*Task prompt:*
Tally up the lines where the string "this" appears; reply with the number only.
══ Supplied material ══
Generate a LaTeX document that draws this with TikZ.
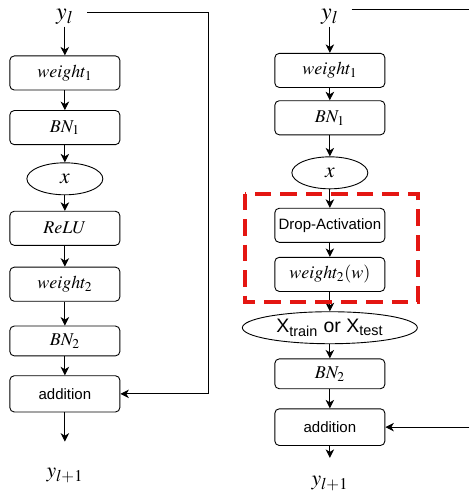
\documentclass[tikz,border=0pt]{standalone}
\usepackage{mathptmx}
\usepackage{fontspec}
\setsansfont{Liberation Sans}
\usetikzlibrary{arrows.meta,shapes.geometric}

\definecolor{dropred}{RGB}{228,22,18}

\tikzset{every picture/.style={line width=0.6pt}}
\tikzset{
  blk/.style={draw, rounded corners=3pt, minimum width=2.58cm, minimum height=0.8cm, inner sep=1pt, font=\large},
  oval/.style={draw, ellipse, minimum width=1.78cm, minimum height=0.75cm, inner sep=0pt, font=\Large},
  flow/.style={-{Stealth[length=2mm,width=2mm,inset=0.6mm]}},
  lbl/.style={inner sep=1pt, font=\Large}
}

\begin{document}
\begin{tikzpicture}
        \useasboundingbox (0,0) rectangle (11.0,-11.6);
        % left block
        \node[lbl, font=\fontsize{16}{18}\selectfont] (yl1) at (1.52,-0.40) {$y_l$};
        \node[blk] (wa1) at (1.52,-1.71) {$weight_1$};
        \node[blk] (bna1) at (1.52,-2.99) {$BN_1$};
        \node[oval] (xa1) at (1.52,-4.19) {$x$};
        \node[blk] (relu1) at (1.52,-5.35) {$ReLU$};
        \node[blk] (wb1) at (1.52,-6.66) {$weight_2$};
        \node[blk, minimum height=0.7cm] (bnb1) at (1.52,-7.99) {$BN_2$};
        \node[blk, minimum height=0.85cm, font=\sffamily] (add1) at (1.52,-9.23) {addition};
        \coordinate (out1) at (1.52,-10.35);
        \node[lbl] (ylp1) at (1.52,-11.15) {$y_{l+1}$};
        \coordinate (s1) at (2.04,-0.30);
        \coordinate (c1) at (4.89,-0.30);
        \draw[flow] (yl1) -- (wa1);
        \draw[flow] (wa1) -- (bna1);
        \draw[flow] (bna1) -- (xa1);
        \draw[flow] (xa1) -- (relu1);
        \draw[flow] (relu1) -- (wb1);
        \draw[flow] (wb1) -- (bnb1);
        \draw[flow] (bnb1) -- (add1);
        \draw[flow] (add1) -- (out1);
        \draw[flow] (s1) -- (c1) |- (add1.east);
        % right block
        \node[lbl, font=\fontsize{16}{18}\selectfont] (yl2) at (7.73,-0.40) {$y_l$};
        \node[blk] (wa2) at (7.73,-1.65) {$weight_1$};
        \node[blk] (bna2) at (7.73,-2.76) {$BN_1$};
        \node[oval] (xa2) at (7.73,-4.05) {$x$};
        \node[blk, font=\sffamily] (drop2) at (7.73,-5.28) {Drop-Activation};
        \node[blk] (wb2) at (7.73,-6.43) {$weight_2(w)$};
        \node[oval, minimum width=4.1cm, font=\sffamily\fontsize{13}{15}\selectfont] (xt2) at (7.73,-7.68) {X\textsubscript{train} or X\textsubscript{test}};
        \node[blk, minimum height=0.7cm] (bnb2) at (7.73,-8.76) {$BN_2$};
        \node[blk, minimum height=0.86cm, font=\sffamily] (add2) at (7.73,-10.01) {addition};
        \coordinate (out2) at (7.73,-10.73);
        \node[lbl] (ylp2) at (7.73,-11.34) {$y_{l+1}$};
        \coordinate (s2) at (8.24,-0.23);
        \coordinate (e2) at (11.0,-0.23);
        \coordinate (f2) at (11.0,-10.01);
        \draw[flow] (yl2) -- (wa2);
        \draw[flow] (wa2) -- (bna2);
        \draw[flow] (bna2) -- (xa2);
        \draw[flow] (xa2) -- (drop2);
        \draw[flow] (drop2) -- (wb2);
        \draw[flow] (wb2) -- (xt2);
        \draw[flow] (xt2) -- (bnb2);
        \draw[flow] (bnb2) -- (add2);
        \draw[flow] (add2) -- (out2);
        \draw (s2) -- (e2);
        \draw[flow] (f2) -- (add2);
        % dropped part
        \draw[dropred, line width=2.6pt, dash pattern=on 11pt off 6pt] (5.74,-4.54) rectangle (9.79,-7.07);
    \end{tikzpicture}
\end{document}
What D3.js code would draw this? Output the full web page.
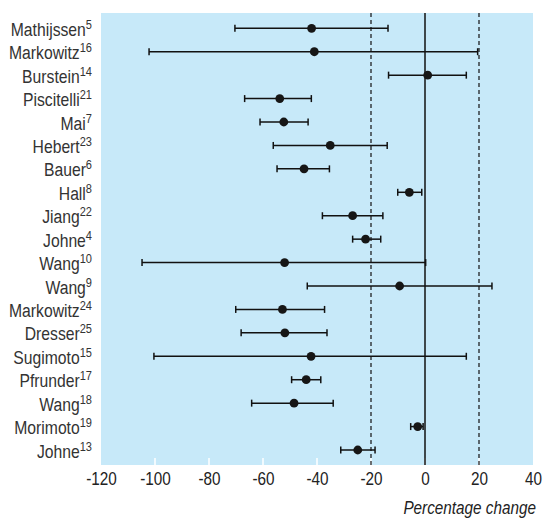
<!DOCTYPE html>
<html><head><meta charset="utf-8">
<script src="https://cdn.jsdelivr.net/npm/d3@7"></script>
<style>body{margin:0;background:#fff}</style>
</head><body>
<svg id="chart" width="544" height="520"></svg>
<script>
const names = ["Mathijssen","Markowitz","Burstein","Piscitelli","Mai","Hebert","Bauer","Hall","Jiang","Johne","Wang","Wang","Markowitz","Dresser","Sugimoto","Pfrunder","Wang","Morimoto","Johne"];
const refs = ["5","16","14","21","7","23","6","8","22","4","10","9","24","25","15","17","18","19","13"];
const estimate = [-42,-41,1,-53.8,-52.3,-35.1,-44.8,-5.8,-26.8,-22,-52,-9.4,-52.8,-51.9,-42.2,-44,-48.5,-2.7,-24.9];
const lower = [-70.4,-102.2,-13.5,-66.8,-61.1,-56.2,-54.8,-10.1,-38,-26.8,-104.8,-43.6,-70.1,-68.1,-100.4,-49.4,-64.2,-5.3,-31.2];
const upper = [-13.7,19.5,15.3,-42.1,-43.3,-14,-35.4,-1.2,-15.6,-16.4,0.25,24.8,-37.2,-36.3,15.3,-38.6,-34,-0.7,-18.5];
const xTicks = [-120,-100,-80,-60,-40,-20,0,20,40];
const refLines = [-20,20];
const xLabel = "Percentage change";

(function(){
const font = "'Liberation Sans',Arial,sans-serif";
const sx = 0.85;
const svg = d3.select("#chart");
const x = d3.scaleLinear().domain([-120,40]).range([101,533]);
const ids = d3.range(names.length);
const y = d3.scalePoint().domain(ids).range([28.3,450]);
const plotTop = 13, plotBottom = 465;

svg.append("rect").attr("x",x(-120)).attr("y",plotTop).attr("width",x(40)-x(-120)).attr("height",plotBottom-plotTop).attr("fill","#c7e9f9");

svg.append("g").selectAll("line").data(xTicks.slice(1,-1)).join("line")
  .attr("x1",d=>x(d)).attr("x2",d=>x(d)).attr("y1",plotBottom).attr("y2",plotBottom-7)
  .attr("stroke","#fff").attr("stroke-width",1.5);

const ax = svg.append("g").attr("transform",`translate(0,${plotBottom})`)
  .call(d3.axisBottom(x).tickValues(xTicks).tickSize(0).tickPadding(0).tickFormat(d=>String(d)));
ax.select(".domain").remove();
ax.selectAll(".tick text").attr("font-family",font).attr("font-size",18).attr("fill","#222")
  .attr("y",0).attr("dy",0).attr("transform",`translate(0,20) scale(${sx},1)`);

svg.append("g").selectAll("line").data(refLines).join("line")
  .attr("x1",d=>x(d)).attr("x2",d=>x(d)).attr("y1",plotTop).attr("y2",plotBottom)
  .attr("stroke","#111").attr("stroke-width",1.2).attr("stroke-dasharray","4,3");
svg.append("line").attr("x1",x(0)).attr("x2",x(0)).attr("y1",plotTop).attr("y2",plotBottom)
  .attr("stroke","#111").attr("stroke-width",1.5);

const rows = svg.append("g").selectAll("g").data(ids).join("g");
rows.append("line").attr("x1",i=>x(lower[i])).attr("x2",i=>x(upper[i])).attr("y1",i=>y(i)).attr("y2",i=>y(i))
  .attr("stroke","#111").attr("stroke-width",1.5);
rows.append("line").attr("x1",i=>x(lower[i])).attr("x2",i=>x(lower[i])).attr("y1",i=>y(i)-3.5).attr("y2",i=>y(i)+3.5)
  .attr("stroke","#111").attr("stroke-width",1.5);
rows.append("line").attr("x1",i=>x(upper[i])).attr("x2",i=>x(upper[i])).attr("y1",i=>y(i)-3.5).attr("y2",i=>y(i)+3.5)
  .attr("stroke","#111").attr("stroke-width",1.5);
rows.append("circle").attr("cx",i=>x(estimate[i])).attr("cy",i=>y(i)).attr("r",4.4).attr("fill","#161616");

const lab = svg.append("g").selectAll("text").data(ids).join("text")
  .attr("transform",i=>`translate(92,${y(i)+7.5}) scale(${sx},1)`).attr("text-anchor","end")
  .attr("font-family",font).attr("font-size",18.5).attr("fill","#333");
lab.append("tspan").text(i=>names[i]);
lab.append("tspan").attr("font-size",13).attr("dy",-7).text(i=>refs[i]);

svg.append("text").attr("transform",`translate(536,514) scale(${sx},1)`).attr("text-anchor","end")
  .attr("font-family",font).attr("font-size",18).attr("font-style","italic").attr("fill","#222").text(xLabel);
})();
</script>
</body></html>
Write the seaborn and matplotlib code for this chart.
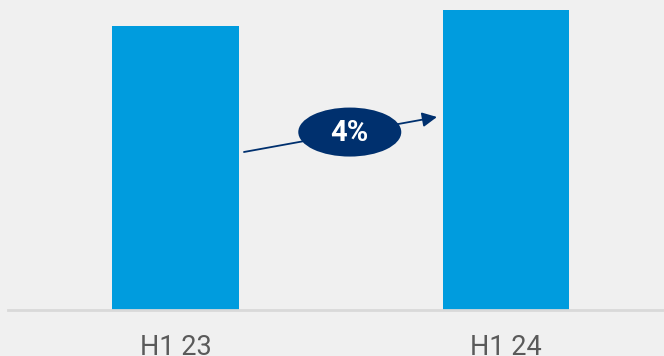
import matplotlib
matplotlib.use("Agg")
import matplotlib.pyplot as plt
import seaborn as sns
import pandas as pd
from matplotlib.patches import Ellipse

categories = ["H1 23", "H1 24"]
values = [284, 300]
growth_label = "4%"

BG = "#f0f0f0"
BAR = "#009cde"
NAVY = "#00306e"
TXT = "#5a5a5a"

sns.set_theme(style="white")
plt.rcParams["font.family"] = ["Roboto", "DejaVu Sans"]

fig = plt.figure(figsize=(6.64, 3.56), dpi=100, facecolor=BG)
ax = fig.add_axes([8 / 664, 46 / 356, 656 / 664, 310 / 356])
ax.set_facecolor(BG)

df = pd.DataFrame({"cat": categories, "val": values})
sns.barplot(data=df, x="cat", y="val", color=BAR, saturation=1, width=0.384,
            linewidth=0, edgecolor="none", ax=ax)

ax.set_xlim(-0.507, 1.478)
ax.set_ylim(0, 310)
ax.set_xlabel("")
ax.set_ylabel("")
ax.set_yticks([])
for s in ["top", "right", "left"]:
    ax.spines[s].set_visible(False)
ax.spines["bottom"].set_color("#d9d9d9")
ax.spines["bottom"].set_linewidth(2)
ax.tick_params(axis="x", length=0, pad=17, labelsize=19.5, labelcolor=TXT)

# growth arrow
ax.annotate("", xy=(0.791, 193), xytext=(0.207, 158),
            arrowprops=dict(arrowstyle="-|>", color=NAVY, lw=1.3, mutation_scale=22,
                            shrinkA=0, shrinkB=0))
ell = Ellipse((0.521, 0.574), 103 / 656, 49 / 310, transform=ax.transAxes,
              facecolor=NAVY, edgecolor="none", zorder=5)
ax.add_patch(ell)
ax.text(0.521, 0.572, growth_label, transform=ax.transAxes, ha="center", va="center",
        color="white", fontsize=21, fontweight="bold", zorder=6)

fig.savefig("out.png", dpi=100, facecolor=BG)
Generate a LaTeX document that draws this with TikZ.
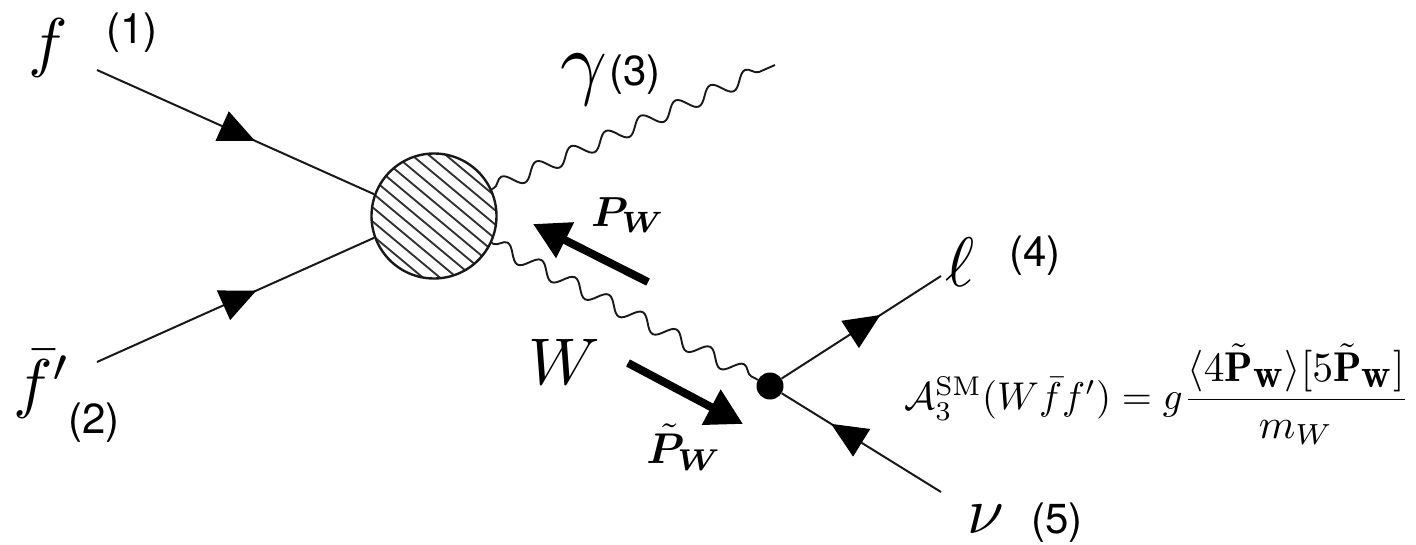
\documentclass[tikz,border=0pt]{standalone}
\usepackage{fontspec}
\usepackage{amsmath,amssymb,bm}
\newfontfamily\lab{TeX Gyre Heros}
\usetikzlibrary{arrows.meta,decorations.pathmorphing,decorations.markings}
\newcommand{\bigw}{\scalebox{1.4}{$\scriptstyle\mathbf{w}$}}
\tikzset{
  x=1pt,y=-1pt,
  fermion/.style={draw=black!90,line width=2pt,postaction={decorate},decoration={markings,mark=at position #1 with {\arrow[black]{Triangle[length=36pt,width=32pt]}}}},
  boson/.style={draw=black!90,line width=1.9pt,decorate,decoration={snake,segment length=38pt,amplitude=7.5pt,pre length=2pt,post length=1pt}},
  momentum/.style={draw=black,line width=8pt,-{Triangle[length=36pt,width=38pt,sep=0pt]},shorten >=0pt},
  numlab/.style={font=\lab\fontsize{42}{45}\selectfont,inner sep=0pt},
  mathlab/.style={inner sep=0pt},
}
\begin{document}
\begin{tikzpicture}
\useasboundingbox (0,0) rectangle (1416,544);
\node[circle,draw=black!90,line width=2.4pt,minimum size=125pt,inner sep=0pt,path picture={
  \foreach \k in {-8,...,8}{
    \draw[black!80,line width=1.9pt] ([shift={(\k*17-120,-100)}]path picture bounding box.center) -- ++(240,200);
  }}] (blob) at (434,216) {};
\node[circle,fill=black,minimum size=27pt,inner sep=0pt] (vtx) at (770,386) {};
\coordinate (fin) at (97,70);
\coordinate (fbin) at (97,362);
\coordinate (gamend) at (775,65);
\coordinate (lend) at (941,276);
\coordinate (nuend) at (941,492);
\coordinate (p1) at (648,282);
\coordinate (p2) at (533,224);
\coordinate (q1) at (628,363);
\coordinate (q2) at (743,424);
\path[fermion=0.57] (fin) -- (blob.160);
\path[fermion=0.575] (fbin) -- (blob.200);
\path[fermion=0.62] (vtx) -- (lend);
\path[fermion=0.69] (nuend) -- (vtx);
\path[boson] (blob.25) -- (gamend);
\path[boson] (blob.-25) -- (vtx);
\draw[momentum] (p1) -- (p2);
\draw[momentum] (q1) -- (q2);
\node[mathlab,scale=6.6] (lf) at (48,48) {$f$};
\node[mathlab,scale=6.6] (lfb) at (42,384) {$\bar f'$};
\node[mathlab,scale=8.2] (lg) at (584,80) {$\gamma$};
\node[mathlab,scale=7] (ll) at (960,262) {$\ell$};
\node[mathlab,scale=6.6] (lnu) at (986,519) {$\nu$};
\node[mathlab,scale=6.6] (lW) at (564,362) {$W$};
\node[mathlab,scale=4.2] (lP) at (628,215) {$\boldsymbol{P_W}$};
\node[mathlab,scale=4.3] (lPt) at (684,447) {$\boldsymbol{\tilde P_W}$};
\node[numlab] (n1) at (132,33) {(1)};
\node[numlab] (n2) at (94,423) {(2)};
\node[numlab] (n3) at (635,75) {(3)};
\node[numlab] (n4) at (1035,256) {(4)};
\node[numlab] (n5) at (1057,523) {(5)};
\node[mathlab,scale=4.16] (amp) at (1157,394) {\scalebox{0.93}{$\mathcal{A}_3^{\mathrm{SM}}(W\bar f f')=g$}$\dfrac{\langle 4\tilde{\mathbf{P}}_{\bigw}\rangle[5\tilde{\mathbf{P}}_{\bigw}]}{m_W}$};
\end{tikzpicture}
\end{document}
═══
*Problem solution:*
4